[Part of a data file]
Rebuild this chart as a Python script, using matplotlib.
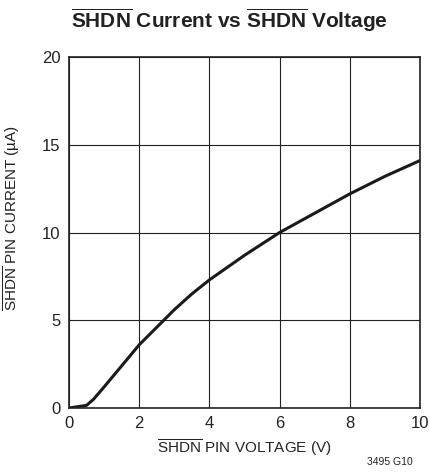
import matplotlib
matplotlib.use("Agg")
import matplotlib.pyplot as plt
import numpy as np

# SHDN pin voltage (V) vs SHDN pin current (uA)
voltage = [0, 0.5, 0.7, 1.0, 1.5, 2.0, 2.5, 3.0, 3.5, 4.0, 5.0, 6.0, 7.0, 8.0, 9.0, 10.0]
current = [0, 0.15, 0.5, 1.2, 2.4, 3.6, 4.6, 5.6, 6.5, 7.3, 8.7, 10.0, 11.1, 12.2, 13.2, 14.1]
xticks = [0, 2, 4, 6, 8, 10]
yticks = [0, 5, 10, 15, 20]

plt.rcParams['font.family'] = ['Liberation Sans', 'DejaVu Sans']
plt.rcParams['mathtext.fontset'] = 'custom'
plt.rcParams['mathtext.rm'] = 'Liberation Sans'
plt.rcParams['mathtext.bf'] = 'Liberation Sans:bold'

fig = plt.figure(figsize=(4.31, 4.74), dpi=100)
ax = fig.add_axes([69/431, 1-408/474, 351/431, 351/474])

ax.plot(voltage, current, color='#1a1a1a', lw=2.2, solid_capstyle='round')
ax.set_xlim(0, 10)
ax.set_ylim(0, 20)
ax.set_xticks(xticks)
ax.set_yticks(yticks)
ax.grid(True, color='#222222', lw=0.8)
ax.tick_params(length=0, labelsize=12, pad=6, colors='#222222')
for s in ax.spines.values():
    s.set_linewidth(1.2)
    s.set_color('#222222')

ax.set_xlabel(r'$\mathrm{\overline{SHDN}}$ PIN VOLTAGE (V)', fontsize=11, color='#222222', labelpad=4)
ax.set_ylabel(r'$\mathrm{\overline{SHDN}}$ PIN CURRENT (µA)', fontsize=11, color='#222222')
ax.yaxis.set_label_coords(-47/351, (408-218)/351)

fig.text(229/431, 1-20/474, r'$\mathbf{\overline{SHDN}}$ Current vs $\mathbf{\overline{SHDN}}$ Voltage',
         ha='center', va='center', fontsize=15, fontweight='bold', color='#222222')
fig.text(413/431, 1-462/474, '3495 G10', ha='right', va='center', fontsize=7.5, color='#222222')

fig.savefig('out.png', dpi=100)
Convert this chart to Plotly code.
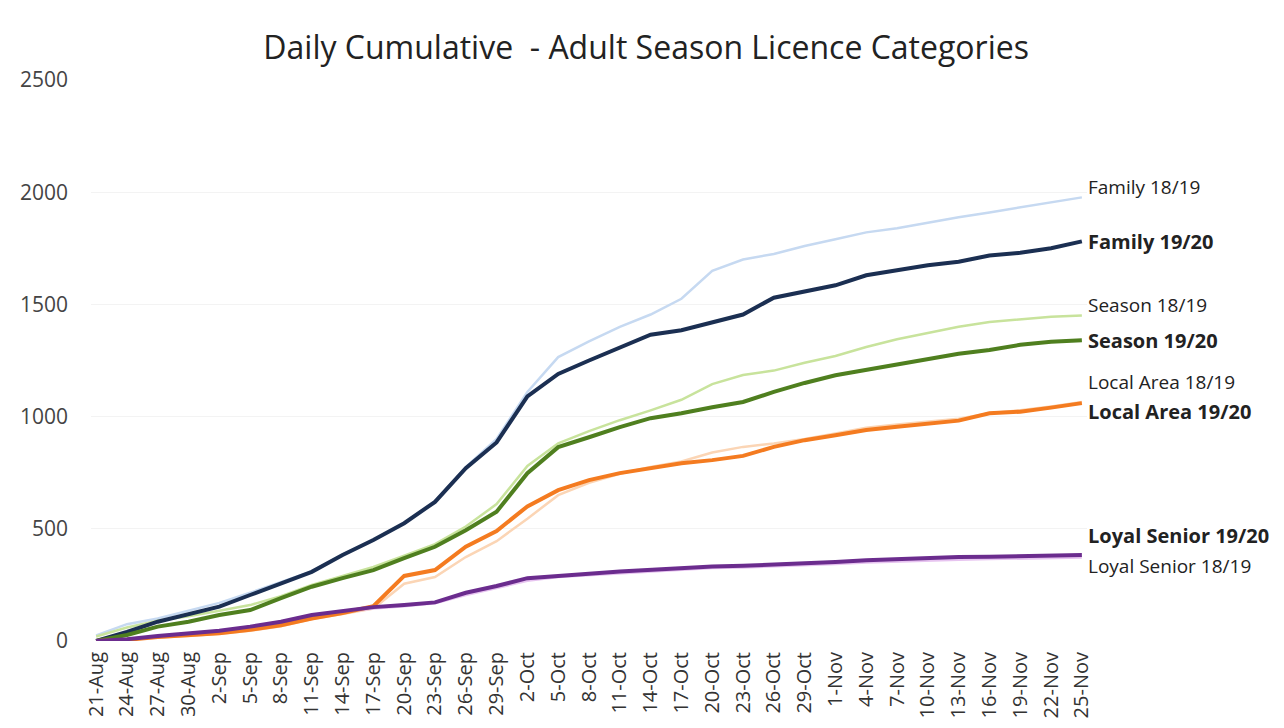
import plotly.graph_objects as go
import pandas as pd

# dates every 3 days from 21-Aug to 25-Nov
dates = pd.date_range("2019-08-21", "2019-11-25", freq="3D")

family_1819 = [25, 75, 100, 135, 170, 215, 262, 310, 385, 450, 525, 622, 775, 900, 1110, 1265, 1335, 1400, 1455, 1525, 1650, 1700, 1725, 1760, 1790, 1821, 1839, 1865, 1888, 1910, 1932, 1954, 1977]
family_1920 = [0, 40, 86, 120, 153, 205, 258, 308, 383, 450, 525, 620, 770, 885, 1090, 1190, 1250, 1309, 1365, 1385, 1420, 1455, 1530, 1558, 1585, 1630, 1652, 1674, 1690, 1718, 1730, 1750, 1781]
season_1819 = [20, 60, 90, 110, 135, 160, 200, 250, 290, 330, 380, 432, 510, 610, 780, 881, 935, 984, 1028, 1075, 1145, 1185, 1205, 1240, 1270, 1310, 1345, 1371, 1400, 1422, 1435, 1445, 1451]
season_1920 = [0, 27, 64, 86, 116, 138, 191, 242, 280, 316, 369, 420, 494, 576, 748, 864, 908, 953, 993, 1015, 1042, 1065, 1110, 1150, 1184, 1208, 1235, 1260, 1280, 1297, 1320, 1333, 1340]
local_1819 = [0, 5, 16, 22, 32, 46, 66, 98, 120, 145, 255, 285, 374, 445, 545, 650, 705, 745, 775, 800, 840, 865, 880, 900, 925, 950, 965, 978, 990, 1015, 1028, 1045, 1065]
local_1920 = [0, 5, 18, 25, 35, 50, 70, 100, 125, 155, 290, 316, 420, 490, 600, 672, 717, 748, 770, 792, 806, 825, 865, 895, 917, 940, 955, 968, 982, 1015, 1022, 1040, 1060]
loyal_1819 = [0, 8, 20, 32, 44, 60, 82, 110, 128, 145, 155, 168, 205, 235, 268, 285, 293, 303, 312, 320, 325, 328, 332, 338, 343, 350, 355, 358, 362, 365, 367, 370, 372]
loyal_1920 = [0, 8, 22, 35, 46, 64, 86, 116, 134, 151, 160, 172, 215, 245, 280, 292, 300, 310, 318, 328, 332, 335, 340, 345, 352, 360, 366, 370, 374, 376, 378, 380, 383]

names = ["Family 18/19", "Family 19/20", "Season 18/19", "Season 19/20",
         "Local Area 18/19", "Local Area 19/20", "Loyal Senior 18/19", "Loyal Senior 19/20"]
series = [family_1819, family_1920, season_1819, season_1920,
          local_1819, local_1920, loyal_1819, loyal_1920]
colors = ["#C6D9F1", "#1B2F52", "#C8E39C", "#4F7F1F",
          "#FBD5B5", "#F47B20", "#E7C4F0", "#6B2C8E"]
# where the end labels sit (value units)
label_y = [2021, 1781, 1496, 1340, 1153, 1024, 334, 472]

fig = go.Figure()

# thin 18/19 lines first, thick 19/20 on top
for i in [0, 2, 4, 6, 1, 3, 5, 7]:
    bold = names[i].endswith("19/20")
    fig.add_trace(go.Scatter(x=dates, y=series[i], mode="lines", name=names[i],
                             line=dict(color=colors[i], width=4 if bold else 2.5),
                             showlegend=False))
    fig.add_annotation(x=dates[-1], y=label_y[i], xref="x", yref="y",
                       text="<b>%s</b>" % names[i] if bold else names[i],
                       showarrow=False, xanchor="left", yanchor="middle", xshift=4,
                       font=dict(size=20 if bold else 19, color="#222"))

# page has an 8px body margin, so margins are shifted by that much
fig.update_layout(
    width=1284, height=728,
    margin=dict(l=75, r=205, t=72, b=95),
    paper_bgcolor="white", plot_bgcolor="white",
    font=dict(family="Open Sans, sans-serif", color="#333"),
    title=dict(text="Daily Cumulative  - Adult Season Licence Categories",
               x=0.497, xanchor="center", y=0.945, yanchor="middle",
               font=dict(size=32, color="#222")),
)

fig.update_xaxes(type="date", range=["2019-08-20 12:00", "2019-11-25 12:00"],
                 tick0="2019-08-21", dtick=3 * 86400000, tickformat="%-d-%b",
                 tickangle=-90, tickfont=dict(size=20, color="#333"),
                 ticklabelstandoff=6,
                 showgrid=False, showline=False, zeroline=False, ticks="")
fig.update_yaxes(range=[0, 2500], dtick=500, showgrid=True, gridcolor="#f3f3f3",
                 zeroline=False, showline=False, ticks="", ticklabelstandoff=22,
                 tickfont=dict(size=21, color="#444"))

fig.write_html("out.html")
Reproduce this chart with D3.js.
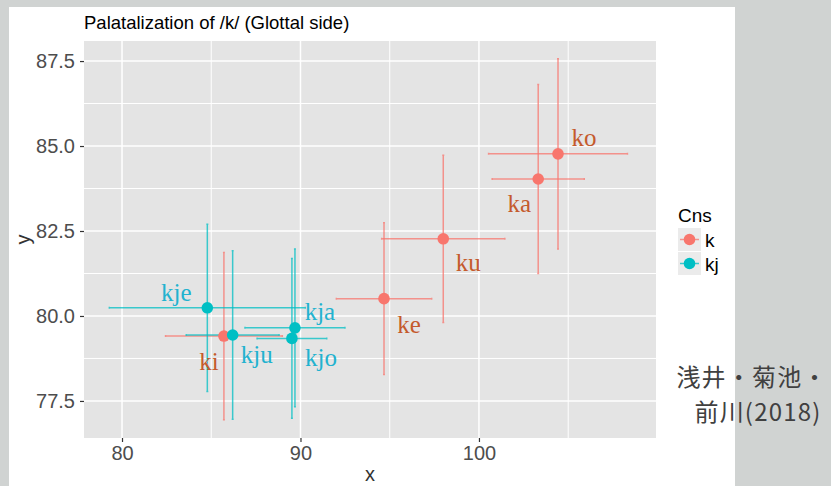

# GIVEN INSTRUCTION:
Restate word for word every line from the top of the entries above to the line with "fig.savefig('out.png', dpi=100)", inclusive, and skip any pictures.

# SOLUTION FOR THIS EXERCISE:
Rebuild this chart as a Python script, using matplotlib.
import matplotlib
matplotlib.use("Agg")
import matplotlib.pyplot as plt
import numpy as np

# SHDN pin voltage (V) vs SHDN pin current (uA)
voltage = [0, 0.5, 0.7, 1.0, 1.5, 2.0, 2.5, 3.0, 3.5, 4.0, 5.0, 6.0, 7.0, 8.0, 9.0, 10.0]
current = [0, 0.15, 0.5, 1.2, 2.4, 3.6, 4.6, 5.6, 6.5, 7.3, 8.7, 10.0, 11.1, 12.2, 13.2, 14.1]
xticks = [0, 2, 4, 6, 8, 10]
yticks = [0, 5, 10, 15, 20]

plt.rcParams['font.family'] = ['Liberation Sans', 'DejaVu Sans']
plt.rcParams['mathtext.fontset'] = 'custom'
plt.rcParams['mathtext.rm'] = 'Liberation Sans'
plt.rcParams['mathtext.bf'] = 'Liberation Sans:bold'

fig = plt.figure(figsize=(4.31, 4.74), dpi=100)
ax = fig.add_axes([69/431, 1-408/474, 351/431, 351/474])

ax.plot(voltage, current, color='#1a1a1a', lw=2.2, solid_capstyle='round')
ax.set_xlim(0, 10)
ax.set_ylim(0, 20)
ax.set_xticks(xticks)
ax.set_yticks(yticks)
ax.grid(True, color='#222222', lw=0.8)
ax.tick_params(length=0, labelsize=12, pad=6, colors='#222222')
for s in ax.spines.values():
    s.set_linewidth(1.2)
    s.set_color('#222222')

ax.set_xlabel(r'$\mathrm{\overline{SHDN}}$ PIN VOLTAGE (V)', fontsize=11, color='#222222', labelpad=4)
ax.set_ylabel(r'$\mathrm{\overline{SHDN}}$ PIN CURRENT (µA)', fontsize=11, color='#222222')
ax.yaxis.set_label_coords(-47/351, (408-218)/351)

fig.text(229/431, 1-20/474, r'$\mathbf{\overline{SHDN}}$ Current vs $\mathbf{\overline{SHDN}}$ Voltage',
         ha='center', va='center', fontsize=15, fontweight='bold', color='#222222')
fig.text(413/431, 1-462/474, '3495 G10', ha='right', va='center', fontsize=7.5, color='#222222')

fig.savefig('out.png', dpi=100)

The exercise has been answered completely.